DIRECTIVE »
Repeat the listing that follows, character for character, minus the pictures.

-*-

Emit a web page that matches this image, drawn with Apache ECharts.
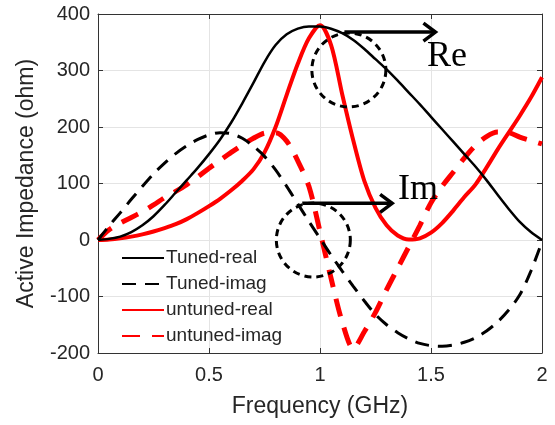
<!DOCTYPE html>
<html>
<head>
<meta charset="utf-8">
<script src="https://cdn.jsdelivr.net/npm/echarts@6/dist/echarts.min.js"></script>
<style>
html,body{margin:0;padding:0;background:#fff;}
#chart{width:555px;height:425px;}
</style>
</head>
<body>
<div id="chart"></div>
<script>
// Frequency samples (GHz)
var freqs = [0,0.05,0.1,0.15,0.2,0.25,0.3,0.35,0.4,0.45,0.5,0.55,0.6,0.65,0.7,0.75,0.8,0.85,0.9,0.95,1.0,
             1.05,1.1,1.15,1.2,1.25,1.3,1.35,1.4,1.45,1.5,1.55,1.6,1.65,1.7,1.75,1.8,1.85,1.9,1.95,2.0];
var tunedReal = [0,2,6,14,26,42,62,84,106,128,152,178,208,242,278,315,345,364,374,378,378,
                 374,366,354,338,320,302,282,261,240,218,196,174,152,130,106,80,55,32,14,0];
var tunedImag = [0,25,48,72,95,117,136,153,167,178,186,190,188,180,166,148,124,95,64,33,3,
                 -27,-55,-82,-108,-132,-150,-164,-175,-183,-187,-188,-186,-181,-173,-161,-145,-124,-97,-55,-3];
var untunedReal = [0,1,3,6,10,15,21,28,37,48,60,73,88,105,125,155,200,257,312,357,380,
                   345,258,176,104,57,26,8,1,3,13,30,52,76,98,128,160,190,220,252,288];
var untunedImag = [0,18,30,40,50,62,75,86,98,112,127,141,155,168,180,189,190,175,140,95,15,
                   -68,-145,-192,-162,-128,-88,-50,-12,26,66,95,120,145,167,183,191,190,182,176,170];
var seriesNames = ['Tuned-real','Tuned-imag','untuned-real','untuned-imag'];
// annotation anchors (data coordinates)
var circleCenters = [[1.13,301],[0.97,0]];
var arrows = [[1.11,368,1.52,368],[0.92,65,1.325,65]];
var labels = [[1.482,292,'Re'],[1.351,57,'Im']];

function pairs(ys){ return freqs.map(function(f,i){ return [f, ys[i]]; }); }

var chart = echarts.init(document.getElementById('chart'), null, {renderer:'canvas'});
var txt = '#262626';
var option = {
  animation: false,
  backgroundColor: '#fff',
  grid: {left: 98, right: 13, top: 14, bottom: 72},
  legend: {
    data: seriesNames,
    orient: 'vertical',
    left: 116, top: 243,
    itemWidth: 42, itemHeight: 14, itemGap: 6,
    itemStyle: {opacity: 0},
    textStyle: {fontFamily: 'Liberation Sans', fontSize: 19, color: txt, lineHeight: 20, padding: [0,0,0,-3]}
  },
  xAxis: [{
    type: 'value', min: 0, max: 2, interval: 0.5,
    name: 'Frequency (GHz)', nameLocation: 'middle', nameGap: 42,
    nameTextStyle: {fontFamily: 'Liberation Sans', fontSize: 23, color: txt},
    axisLine: {show: true, onZero: false, lineStyle: {color: '#333', width: 1}},
    axisTick: {show: true, inside: true, length: 5, lineStyle: {color: '#333'}},
    axisLabel: {fontFamily: 'Liberation Sans', fontSize: 20, color: txt, margin: 12,
                formatter: function(v){ return String(v); }},
    splitLine: {show: true, lineStyle: {color: '#e4e4e4', width: 1}}
  },{
    type: 'value', min: 0, max: 2, interval: 0.5, position: 'top',
    axisLine: {show: true, onZero: false, lineStyle: {color: '#333', width: 1}},
    axisTick: {show: true, inside: true, length: 5, lineStyle: {color: '#333'}},
    axisLabel: {show: false}, splitLine: {show: false}
  }],
  yAxis: [{
    type: 'value', min: -200, max: 400, interval: 100,
    name: 'Active Impedance (ohm)', nameLocation: 'middle', nameGap: 60, nameRotate: 90,
    nameTextStyle: {fontFamily: 'Liberation Sans', fontSize: 23, color: txt},
    axisLine: {show: true, onZero: false, lineStyle: {color: '#333', width: 1}},
    axisTick: {show: true, inside: true, length: 5, lineStyle: {color: '#333'}},
    axisLabel: {fontFamily: 'Liberation Sans', fontSize: 20, color: txt, margin: 8},
    splitLine: {show: true, lineStyle: {color: '#e4e4e4', width: 1}}
  },{
    type: 'value', min: -200, max: 400, interval: 100, position: 'right',
    axisLine: {show: true, onZero: false, lineStyle: {color: '#333', width: 1}},
    axisTick: {show: true, inside: true, length: 5, lineStyle: {color: '#333'}},
    axisLabel: {show: false}, splitLine: {show: false}
  }],
  series: [
    {name: seriesNames[0], type: 'line', data: pairs(tunedReal), smooth: 0.3, symbol: 'none',
     lineStyle: {color: '#000', width: 2.5}, itemStyle: {color: '#000'}, z: 3},
    {name: seriesNames[1], type: 'line', data: pairs(tunedImag), smooth: 0.3, symbol: 'none',
     lineStyle: {color: '#000', width: 3, type: [14, 9]}, itemStyle: {color: '#000'}, z: 3},
    {name: seriesNames[2], type: 'line', data: pairs(untunedReal), smooth: 0.3, symbol: 'none',
     lineStyle: {color: '#ff0000', width: 4}, itemStyle: {color: '#ff0000'}, z: 2},
    {name: seriesNames[3], type: 'line', data: pairs(untunedImag), smooth: 0.3, symbol: 'none',
     lineStyle: {color: '#ff0000', width: 5, type: [18, 12]}, itemStyle: {color: '#ff0000'}, z: 2},
    {name: 'circles', type: 'custom', data: circleCenters, z: 5, silent: true,
     renderItem: function(params, api){
       var c = api.coord([api.value(0), api.value(1)]);
       return {type: 'circle', shape: {cx: c[0], cy: c[1], r: 37},
               style: {fill: 'none', stroke: '#000', lineWidth: 3, lineDash: [7, 5]}};
     }},
    {name: 'arrows', type: 'custom', data: arrows, z: 6, silent: true,
     renderItem: function(params, api){
       var a = api.coord([api.value(0), api.value(1)]);
       var b = api.coord([api.value(2), api.value(3)]);
       return {type: 'group', children: [
         {type: 'line', shape: {x1: a[0], y1: a[1], x2: b[0], y2: b[1]},
          style: {stroke: '#000', lineWidth: 3.5}},
         {type: 'polyline', shape: {points: [[b[0]-12, b[1]-9],[b[0], b[1]],[b[0]-12, b[1]+9]]},
          style: {stroke: '#000', lineWidth: 3.5, fill: 'none', lineJoin: 'miter'}}
       ]};
     }},
    {name: 'labels', type: 'custom', data: labels, z: 6, silent: true,
     renderItem: function(params, api){
       var p = api.coord([api.value(0), api.value(1)]);
       return {type: 'text', x: p[0], y: p[1],
               style: {text: labels[params.dataIndex][2], fill: '#000',
                       font: '36px "Liberation Serif"', textAlign: 'left', textVerticalAlign: 'bottom'}};
     }}
  ]
};
chart.setOption(option);
</script>
</body>
</html>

-*-

RESPONSE TO THIS EXERCISE »
Emit a web page that matches this image, drawn with Apache ECharts.
<!DOCTYPE html>
<html>
<head>
<meta charset="utf-8">
<script src="https://cdn.jsdelivr.net/npm/echarts@6/dist/echarts.min.js"></script>
<style>
html,body{margin:0;padding:0;background:#fff;}
#chart{width:555px;height:425px;}
</style>
</head>
<body>
<div id="chart"></div>
<script>
// Frequency samples (GHz)
var freqs = [0,0.05,0.1,0.15,0.2,0.25,0.3,0.35,0.4,0.45,0.5,0.55,0.6,0.65,0.7,0.75,0.8,0.85,0.9,0.95,1.0,
             1.05,1.1,1.15,1.2,1.25,1.3,1.35,1.4,1.45,1.5,1.55,1.6,1.65,1.7,1.75,1.8,1.85,1.9,1.95,2.0];
var tunedReal = [0,2,6,14,26,42,62,84,106,128,152,178,208,242,278,315,345,364,374,378,378,
                 374,366,354,338,320,302,282,261,240,218,196,174,152,130,106,80,55,32,14,0];
var tunedImag = [0,25,48,72,95,117,136,153,167,178,186,190,188,180,166,148,124,95,64,33,3,
                 -27,-55,-82,-108,-132,-150,-164,-175,-183,-187,-188,-186,-181,-173,-161,-145,-124,-97,-55,-3];
var untunedReal = [0,1,3,6,10,15,21,28,37,48,60,73,88,105,125,155,200,257,312,357,380,
                   345,258,176,104,57,26,8,1,3,13,30,52,76,98,128,160,190,220,252,288];
var untunedImag = [0,18,30,40,50,62,75,86,98,112,127,141,155,168,180,189,190,175,140,95,15,
                   -68,-145,-192,-162,-128,-88,-50,-12,26,66,95,120,145,167,183,191,190,182,176,170];
var seriesNames = ['Tuned-real','Tuned-imag','untuned-real','untuned-imag'];
// annotation anchors (data coordinates)
var circleCenters = [[1.13,301],[0.97,0]];
var arrows = [[1.11,368,1.52,368],[0.92,65,1.325,65]];
var labels = [[1.482,292,'Re'],[1.351,57,'Im']];

function pairs(ys){ return freqs.map(function(f,i){ return [f, ys[i]]; }); }

var chart = echarts.init(document.getElementById('chart'), null, {renderer:'canvas'});
var txt = '#262626';
var option = {
  animation: false,
  backgroundColor: '#fff',
  grid: {left: 98, right: 13, top: 14, bottom: 72},
  legend: {
    data: seriesNames,
    orient: 'vertical',
    left: 116, top: 243,
    itemWidth: 42, itemHeight: 14, itemGap: 6,
    itemStyle: {opacity: 0},
    textStyle: {fontFamily: 'Liberation Sans', fontSize: 19, color: txt, lineHeight: 20, padding: [0,0,0,-3]}
  },
  xAxis: [{
    type: 'value', min: 0, max: 2, interval: 0.5,
    name: 'Frequency (GHz)', nameLocation: 'middle', nameGap: 42,
    nameTextStyle: {fontFamily: 'Liberation Sans', fontSize: 23, color: txt},
    axisLine: {show: true, onZero: false, lineStyle: {color: '#333', width: 1}},
    axisTick: {show: true, inside: true, length: 5, lineStyle: {color: '#333'}},
    axisLabel: {fontFamily: 'Liberation Sans', fontSize: 20, color: txt, margin: 12,
                formatter: function(v){ return String(v); }},
    splitLine: {show: true, lineStyle: {color: '#e4e4e4', width: 1}}
  },{
    type: 'value', min: 0, max: 2, interval: 0.5, position: 'top',
    axisLine: {show: true, onZero: false, lineStyle: {color: '#333', width: 1}},
    axisTick: {show: true, inside: true, length: 5, lineStyle: {color: '#333'}},
    axisLabel: {show: false}, splitLine: {show: false}
  }],
  yAxis: [{
    type: 'value', min: -200, max: 400, interval: 100,
    name: 'Active Impedance (ohm)', nameLocation: 'middle', nameGap: 60, nameRotate: 90,
    nameTextStyle: {fontFamily: 'Liberation Sans', fontSize: 23, color: txt},
    axisLine: {show: true, onZero: false, lineStyle: {color: '#333', width: 1}},
    axisTick: {show: true, inside: true, length: 5, lineStyle: {color: '#333'}},
    axisLabel: {fontFamily: 'Liberation Sans', fontSize: 20, color: txt, margin: 8},
    splitLine: {show: true, lineStyle: {color: '#e4e4e4', width: 1}}
  },{
    type: 'value', min: -200, max: 400, interval: 100, position: 'right',
    axisLine: {show: true, onZero: false, lineStyle: {color: '#333', width: 1}},
    axisTick: {show: true, inside: true, length: 5, lineStyle: {color: '#333'}},
    axisLabel: {show: false}, splitLine: {show: false}
  }],
  series: [
    {name: seriesNames[0], type: 'line', data: pairs(tunedReal), smooth: 0.3, symbol: 'none',
     lineStyle: {color: '#000', width: 2.5}, itemStyle: {color: '#000'}, z: 3},
    {name: seriesNames[1], type: 'line', data: pairs(tunedImag), smooth: 0.3, symbol: 'none',
     lineStyle: {color: '#000', width: 3, type: [14, 9]}, itemStyle: {color: '#000'}, z: 3},
    {name: seriesNames[2], type: 'line', data: pairs(untunedReal), smooth: 0.3, symbol: 'none',
     lineStyle: {color: '#ff0000', width: 4}, itemStyle: {color: '#ff0000'}, z: 2},
    {name: seriesNames[3], type: 'line', data: pairs(untunedImag), smooth: 0.3, symbol: 'none',
     lineStyle: {color: '#ff0000', width: 5, type: [18, 12]}, itemStyle: {color: '#ff0000'}, z: 2},
    {name: 'circles', type: 'custom', data: circleCenters, z: 5, silent: true,
     renderItem: function(params, api){
       var c = api.coord([api.value(0), api.value(1)]);
       return {type: 'circle', shape: {cx: c[0], cy: c[1], r: 37},
               style: {fill: 'none', stroke: '#000', lineWidth: 3, lineDash: [7, 5]}};
     }},
    {name: 'arrows', type: 'custom', data: arrows, z: 6, silent: true,
     renderItem: function(params, api){
       var a = api.coord([api.value(0), api.value(1)]);
       var b = api.coord([api.value(2), api.value(3)]);
       return {type: 'group', children: [
         {type: 'line', shape: {x1: a[0], y1: a[1], x2: b[0], y2: b[1]},
          style: {stroke: '#000', lineWidth: 3.5}},
         {type: 'polyline', shape: {points: [[b[0]-12, b[1]-9],[b[0], b[1]],[b[0]-12, b[1]+9]]},
          style: {stroke: '#000', lineWidth: 3.5, fill: 'none', lineJoin: 'miter'}}
       ]};
     }},
    {name: 'labels', type: 'custom', data: labels, z: 6, silent: true,
     renderItem: function(params, api){
       var p = api.coord([api.value(0), api.value(1)]);
       return {type: 'text', x: p[0], y: p[1],
               style: {text: labels[params.dataIndex][2], fill: '#000',
                       font: '36px "Liberation Serif"', textAlign: 'left', textVerticalAlign: 'bottom'}};
     }}
  ]
};
chart.setOption(option);
</script>
</body>
</html>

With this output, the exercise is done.